Еще раз тот же вагант:
Во французской стороне,
На чужой планете,
Предстоит учиться мне
В университете.
Итак, университет. И то, скорее, как итог собственно средневековой учености, пребывающий уже за ее пределами, хотя ее же и поясняющий. Но прежде монастырь. А потом, после университета, и цех, и сообщество тайновидцев, и просто школа... И все это - тоже внутри и чуть после. Но что же делать, если время работает без перерыва?!
Как бы там ни было, но сначала - и в самом деле организационные формы средневековой, высвечивающей средневекового человека учености. Но лишь в той мере, в какой это нужно для вхождения в суть нашего дела.
ИЗ РАЗГОВОРА для упражнения мальчиков в латинской речи, составленного впервые Эльфриком в начале XI века, а затем распространенного учеником его Эльфриком Батой:
"... Наставник: - О чем хотите вы говорить?
Ученики: - Что нам заботиться о том, что мы будем говорить, лишь бы речь была правильная, а не бабья болтовня и не искаженная... ".
Или из письма Абеляра (XII век) к Элоизе: "Те, кто теперь обучается в монастырях, до того коснеют в глупости, что, довольствуясь звуками слов, не хотят иметь и помышления об их понимании и наставляют не сердце свое, а один язык... и что может быть смешнее этого занятия - читать, не понимая?.. Ибо, что осел с лирой, то и чтец с книгой, когда он не умеет сделать с ней того, на что она назначена".
А вот из биографии некоего ученого человека: "Шутки и скоморошества разных лиц в комедиях и трагедиях, над которыми обыкновенно разражаются непомерным смехом, он читал со всегдашней своей серьезностью.
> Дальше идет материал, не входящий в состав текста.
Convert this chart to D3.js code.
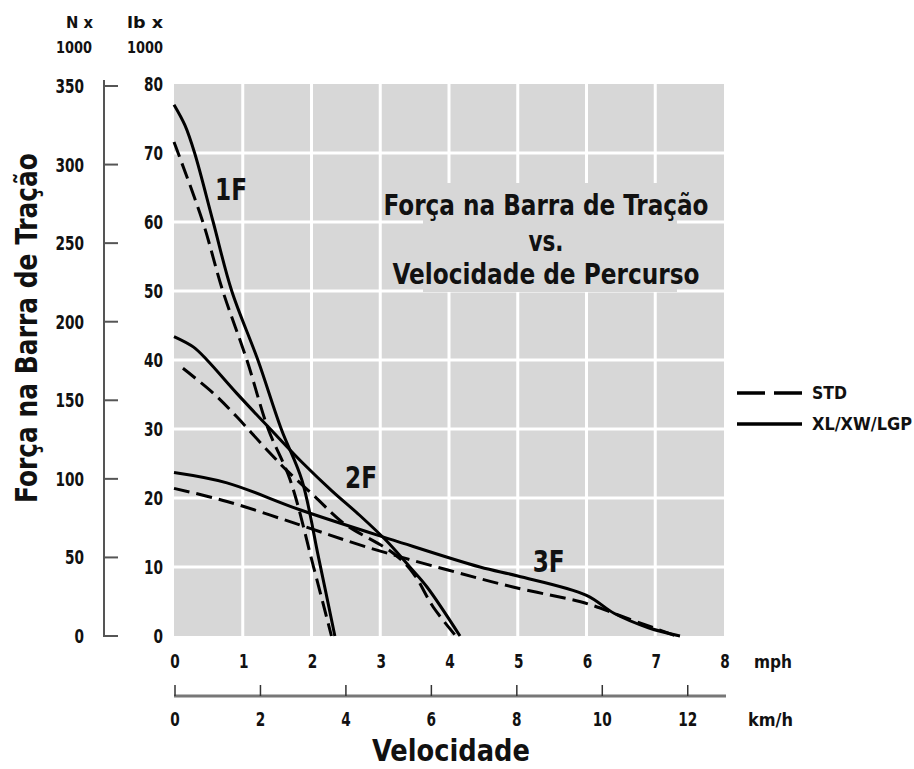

Содержание он считал совсем не важным, формы же слов и оборотов за самое главное".
И еще к сему. Из описания забот Карла, данного анонимным монахом из Сен-Галленского монастыря, о безошибочном чтении богослужебных книг: "И таким путем он добился того, что во дворце все отлично читали, хотя и без понимания". Чтение ради чтения. Понимание - дело десятое. Зато техника чтения - первейшее дело.
Но центр монашеской педагогики - опыт молитв. И здесь тренинг был куда более тщательным. И вновь: ради буквы - чуждой латинской буквы чуждой латинской речи; но буквы правильной и неискаженной и потому указующей на сокровенный смысл. Карл Великий распорядился: "Символ веры и молитву Господню должны знать все. Мужчин, которые их не знают, поить только водою, покуда не выучат. Женщин не кормить и пороть розгами. Стыд и срам для людей, называющих себя католиками, не уметь молиться".
Содержание (понимание смысла) уходит в немногое по объему, зато в концентрированное важнейшее: символ веры. А буква? Следует выучиться, но выучиться ради смысла, ежемгновенно ускользающего из тенет грамматико-литеральных правил универсальной - на целое тысячелетие - акции по универсальному воспитанию. Но... обуквален и сам смысл: символ веры не есть еще вера. Он - ее знаковый алгоритм, научить которому можно. А вот вере?..
Но смысл внесценичен, ибо не сводим к слову; он дан и так: в интуиции, откровении - изначально. Но все чаяния средневековой учености - подвести именно к слову этот сокровеннейший смысл. Вот он уже почти разъяснен, а на деле оброс комментаторской тиной, моллюсками слов, водорослями элоквенций. Но только в них он и жив, вопия о высвобождении из пут словоохотливой средневековой учености. Точнее: очерчено место смысла. А сподобленный такого рода учености это место умеет распознать. "Титаник" смысла-понимания (он же - утлая лодчонка, но такая, в коей можно спасти не тело, но душу) вот-вот вытащат на свет божий учители букв, бормотатели слов и сочинители фраз. Вот-вот вытащат, но вновь упустят. Сети, сплетенной из сколь угодно большого ученейшим образом организованного множества слов, не удержать этой лодчонки смысла со световодоизмещением "Титаника". Но оконтурить чаемый улов эта сеть может.